Cynthia Nixon, photographed by Maarten De Boer.

Tony and Emmy Award winner Cynthia Nixon has played everyone from Jean Brodie to Eleanor Roosevelt, but the role that got away was Agnes Gooch. I’m too old now, but I always really wanted to do Gooch,” she says. “Because if she sings badly, it’s fine, you know?” If the third lead in Mame seems like an unlikely Everest, keep in mind that Nixon is obsessed with musicals. She and Sarah Jessica Parker used to sing showtunes during long nights on the set of “Sex and the City,” and these days she still listens mostly to cast recordings. For her dream Encores! show, Nixon selected The Golden Apple, Jerome Moross and John Latouche’s exquisite, brainy “opera for Broadway,” which retells the Greek myths of Helen, Paris, Ulysses, and Penelope through the lens of American folklore. Although the 1954 musical closed on Broadway after four months, it has since acquired a merry, fanatical band of admirers.
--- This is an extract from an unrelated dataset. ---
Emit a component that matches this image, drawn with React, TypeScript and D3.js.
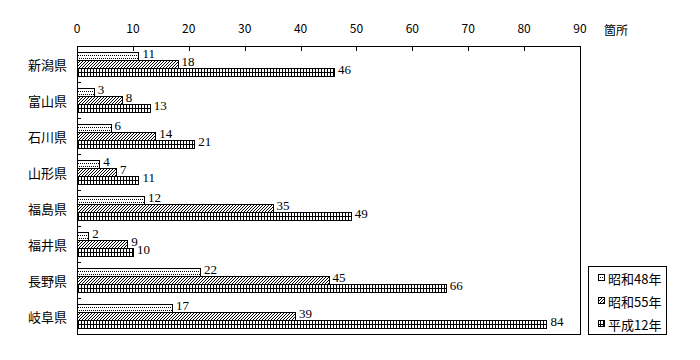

CITY CENTER: How did you discover The Golden Apple?
CYNTHIA NIXON: My mother. I was very immersed in musicals growing up—which is what Steve, the play that I’m directing at The New Group, is so much about: people who live for musicals, and live through musicals. I certainly fit into that category, and I’ve done it to my children. (laughs) I’ve also done it to my wife, who was not a musical comedy person at all before she met me. My mother steeped me in musical theater, and we used to play the Golden Apple record. Then I was lucky enough to see a production of it, which is unusual, at the York Theater [in 1978] when I was still a kid. I knew the show inside out by the time I saw it.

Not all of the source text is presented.